They fought for a world better than this

This year marks the 75th anniversary of the Normandy D Day invasion of 1944. It will likely be the last “major” anniversary for which the few remaining brave men who stormed the beaches that cold June morning will be alive.

The Normandy Remembrance (it’s not a celebration) should serve as a reminder to those of us who were too young to remember the courage, commitment and bravery showed by what is historically called “the Greatest generation”. Anyone who has sat through the opening 15 minutes of “Saving Private Ryan” will recall the horror, carnage and bloodshed that were recreated for this movie. I’ve seen quotes from D Day vets who stoically noted that while Director Ron Howard portrayed it fairly accurately, as one veteran remarked “it was the sound of men screaming that wakes me up to this day”.

War has been described as a bunch of old men figuring out new and better ways to kill more young (mostly) men and every generation hopes that it will be the last to send its youth off to die whether at home or on some foreign shore.

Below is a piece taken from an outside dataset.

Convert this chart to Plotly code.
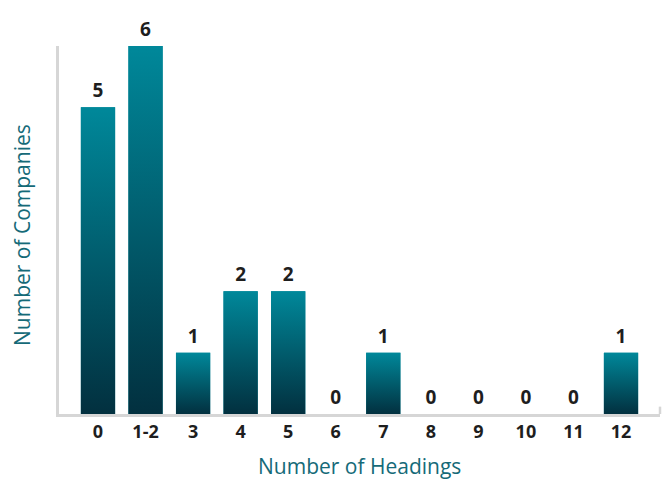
import plotly.graph_objects as go

categories = ["0", "1-2", "3", "4", "5", "6", "7", "8", "9", "10", "11", "12"]
companies = [5, 6, 1, 2, 2, 0, 1, 0, 0, 0, 0, 1]
x_title = "Number of Headings"
y_title = "Number of Companies"

TOP = "#00889a"
BOTTOM = "#02303f"
BAR_W = 0.72
positions = list(range(len(categories)))

TICK_FONT = dict(family="Open Sans", size=18, color="#1e1e1e", weight="bold")
LABEL_FONT = dict(family="Open Sans", size=19, color="#1e1e1e", weight="bold")
TITLE_FONT = dict(family="Open Sans", size=21, color="#156a78")

fig = go.Figure()

fig.add_trace(go.Bar(
    x=positions, y=companies, width=BAR_W,
    marker=dict(color=TOP, line=dict(width=0)),
    hoverinfo="skip", showlegend=False,
))

# gradient overlays for each bar, built from the data through the axes
for p, v in zip(positions, companies):
    if v <= 0:
        continue
    xs = [p - BAR_W / 2, p + BAR_W / 2, p + BAR_W / 2, p - BAR_W / 2, p - BAR_W / 2]
    ys = [0, 0, v, v, 0]
    fig.add_trace(go.Scatter(
        x=xs, y=ys, mode="lines", fill="toself",
        line=dict(width=0, color=TOP),
        fillgradient=dict(type="vertical", colorscale=[[0, BOTTOM], [1, TOP]]),
        hoverinfo="skip", showlegend=False,
    ))

# value labels
fig.add_trace(go.Scatter(
    x=positions, y=companies, mode="markers+text",
    marker=dict(size=7, color="rgba(0,0,0,0)"),
    text=[str(v) for v in companies], textposition="top center",
    textfont=LABEL_FONT, cliponaxis=False,
    hoverinfo="skip", showlegend=False,
))

fig.update_layout(
    width=667, height=479,
    margin=dict(l=59, r=7, t=46, b=65),
    paper_bgcolor="white", plot_bgcolor="white",
    xaxis=dict(
        range=[-0.82, 11.82], tickmode="array", tickvals=positions, ticktext=categories,
        showgrid=False, zeroline=False, showline=True, linecolor="#d6d6d6", linewidth=2.5,
        ticks="", ticklabelstandoff=0, automargin=False,
        tickfont=TICK_FONT,
    ),
    yaxis=dict(
        range=[0, 6], showgrid=False, zeroline=False, showline=True,
        linecolor="#d6d6d6", linewidth=2.5, showticklabels=False, ticks="",
        automargin=False,
    ),
    annotations=[
        dict(text=x_title, xref="paper", yref="paper", x=0.5, y=0,
             xanchor="center", yanchor="middle", yshift=-52, showarrow=False,
             font=TITLE_FONT),
        dict(text=y_title, xref="paper", yref="paper", x=0, y=0.5,
             xanchor="center", yanchor="middle", xshift=-37, yshift=-5,
             textangle=-90, showarrow=False, font=TITLE_FONT),
    ],
    shapes=[dict(type="line", xref="paper", yref="paper", x0=1, x1=1, y0=0, y1=0.02,
                 line=dict(color="#d6d6d6", width=2.5))],
)

fig.write_html("out.html", post_script="document.body.style.margin='0';",
               config={"displayModeBar": False})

Sadly, this is proving not to be the case. With conflict once again growing in the Middle East, nuclear posturing from North Korea and the perennial bickering between India and Pakistan, there are those who think that we may never see the end of armed conflict.

When viewed through the imprecise lens of 75 years, it’s easy to forget why that conflict was necessary. It was in large part because a freely elected Government led by a megalomaniac decided that he wanted to make Germany great again.

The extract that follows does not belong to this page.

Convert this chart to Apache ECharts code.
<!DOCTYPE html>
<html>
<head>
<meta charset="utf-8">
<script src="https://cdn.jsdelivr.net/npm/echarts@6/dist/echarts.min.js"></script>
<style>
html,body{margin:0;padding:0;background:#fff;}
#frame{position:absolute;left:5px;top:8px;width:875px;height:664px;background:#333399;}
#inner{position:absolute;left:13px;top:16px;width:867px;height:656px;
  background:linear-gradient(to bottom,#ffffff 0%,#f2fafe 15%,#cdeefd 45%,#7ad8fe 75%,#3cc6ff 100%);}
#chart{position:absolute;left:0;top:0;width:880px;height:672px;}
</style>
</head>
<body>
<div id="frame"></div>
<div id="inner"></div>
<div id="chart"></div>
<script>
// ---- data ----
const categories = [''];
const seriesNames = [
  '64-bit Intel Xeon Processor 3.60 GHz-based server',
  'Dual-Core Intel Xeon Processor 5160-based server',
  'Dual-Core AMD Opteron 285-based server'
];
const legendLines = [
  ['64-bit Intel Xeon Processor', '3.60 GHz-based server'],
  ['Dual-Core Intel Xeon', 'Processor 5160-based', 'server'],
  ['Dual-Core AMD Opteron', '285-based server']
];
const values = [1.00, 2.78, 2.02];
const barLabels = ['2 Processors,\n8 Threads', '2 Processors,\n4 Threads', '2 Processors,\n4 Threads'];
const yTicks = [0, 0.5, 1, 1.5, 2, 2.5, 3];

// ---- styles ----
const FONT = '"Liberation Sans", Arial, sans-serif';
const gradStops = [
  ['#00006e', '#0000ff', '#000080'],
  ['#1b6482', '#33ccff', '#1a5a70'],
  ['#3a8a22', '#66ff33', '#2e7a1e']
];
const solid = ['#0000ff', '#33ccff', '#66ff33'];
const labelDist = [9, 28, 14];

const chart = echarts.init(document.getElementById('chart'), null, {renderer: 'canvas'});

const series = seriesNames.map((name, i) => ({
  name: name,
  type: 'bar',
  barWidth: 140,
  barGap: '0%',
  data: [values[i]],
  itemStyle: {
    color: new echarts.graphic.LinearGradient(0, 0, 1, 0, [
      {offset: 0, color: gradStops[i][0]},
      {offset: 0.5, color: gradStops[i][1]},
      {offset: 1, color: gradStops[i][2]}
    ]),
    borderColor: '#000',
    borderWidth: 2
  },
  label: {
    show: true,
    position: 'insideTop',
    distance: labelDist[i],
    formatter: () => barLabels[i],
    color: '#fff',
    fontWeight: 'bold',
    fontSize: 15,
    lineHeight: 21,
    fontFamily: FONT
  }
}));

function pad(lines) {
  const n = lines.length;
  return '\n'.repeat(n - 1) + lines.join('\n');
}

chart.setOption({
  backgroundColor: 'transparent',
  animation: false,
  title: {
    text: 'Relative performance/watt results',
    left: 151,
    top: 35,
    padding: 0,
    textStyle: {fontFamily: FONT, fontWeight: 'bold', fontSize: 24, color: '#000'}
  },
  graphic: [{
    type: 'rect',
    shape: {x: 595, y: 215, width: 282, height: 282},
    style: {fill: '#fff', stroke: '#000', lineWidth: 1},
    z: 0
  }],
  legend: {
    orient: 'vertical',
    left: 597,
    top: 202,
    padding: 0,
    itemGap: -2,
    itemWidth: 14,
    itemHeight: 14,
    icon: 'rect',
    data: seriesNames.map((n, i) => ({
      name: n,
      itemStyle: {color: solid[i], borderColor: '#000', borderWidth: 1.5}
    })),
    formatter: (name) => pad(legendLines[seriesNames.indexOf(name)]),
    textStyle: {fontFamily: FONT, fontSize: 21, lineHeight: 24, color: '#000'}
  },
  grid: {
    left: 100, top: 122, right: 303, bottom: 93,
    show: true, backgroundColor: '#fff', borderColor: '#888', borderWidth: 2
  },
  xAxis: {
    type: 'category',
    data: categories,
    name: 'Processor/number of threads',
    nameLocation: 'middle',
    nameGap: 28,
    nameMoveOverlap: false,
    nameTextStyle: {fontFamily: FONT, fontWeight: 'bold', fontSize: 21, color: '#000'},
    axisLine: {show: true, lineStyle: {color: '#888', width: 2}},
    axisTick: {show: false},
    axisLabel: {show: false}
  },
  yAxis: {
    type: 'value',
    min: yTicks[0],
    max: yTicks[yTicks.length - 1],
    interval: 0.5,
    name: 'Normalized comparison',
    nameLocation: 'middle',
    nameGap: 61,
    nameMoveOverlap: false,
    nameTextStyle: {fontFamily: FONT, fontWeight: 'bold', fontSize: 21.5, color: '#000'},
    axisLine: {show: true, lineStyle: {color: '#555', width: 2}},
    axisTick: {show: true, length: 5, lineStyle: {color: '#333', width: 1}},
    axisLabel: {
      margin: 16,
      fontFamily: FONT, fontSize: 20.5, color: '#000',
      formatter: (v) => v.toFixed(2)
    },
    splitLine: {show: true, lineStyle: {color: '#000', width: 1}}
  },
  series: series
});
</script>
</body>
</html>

The Government of its day convinced its people that it was hard done by the rest of Europe and that previous treaties were unfair and one-sided. The next step was to convince the majority of its people that a free and uncensored press was the enemy of the people.

After that, a scapegoat was needed. Luckily for Hitler and his Nazi party, Jews, homosexuals and gypsies were a convenient and ready target. Lastly, the government convinced a majority of its citizens that being quiet about the persecution of these so-called Enemies of the State was in their best interests.

If any of the above paragraphs sounds familiar, it should. Change a few words around, substitute Mexicans and other immigrants for Jews and gypsies and Germany for some people’s version of “modern” America and it will all sound fatefully familiar.

How ironic then, that the country that supplied so many courageous young men for the purpose of storming the Nazi’s Atlantic Wall now is consumed with building a wall of its own. And equally ironic and tragic that once again, anti-Semitic vandalism is on the rise and right wing hate groups are once again banging their drums of ignorance and hatred.

From the deep recess of the Dark web, these people show no respect for history or decency and spew their bitter vitriol across the planet, demeaning the memories of those who fought against the same hatred.

The soldiers, sailors and airmen from many countries that fought and died on June 6, 1944 and all of World War II fought and sacrificed for a better world and for that, they deserve our undying respect and gratitude.

The very least we can do, other than a moment of silence in our busy lives, is to live and act in a manner that would make them think, if they were able, that their sacrifice on those blood soaked beaches were not in vain.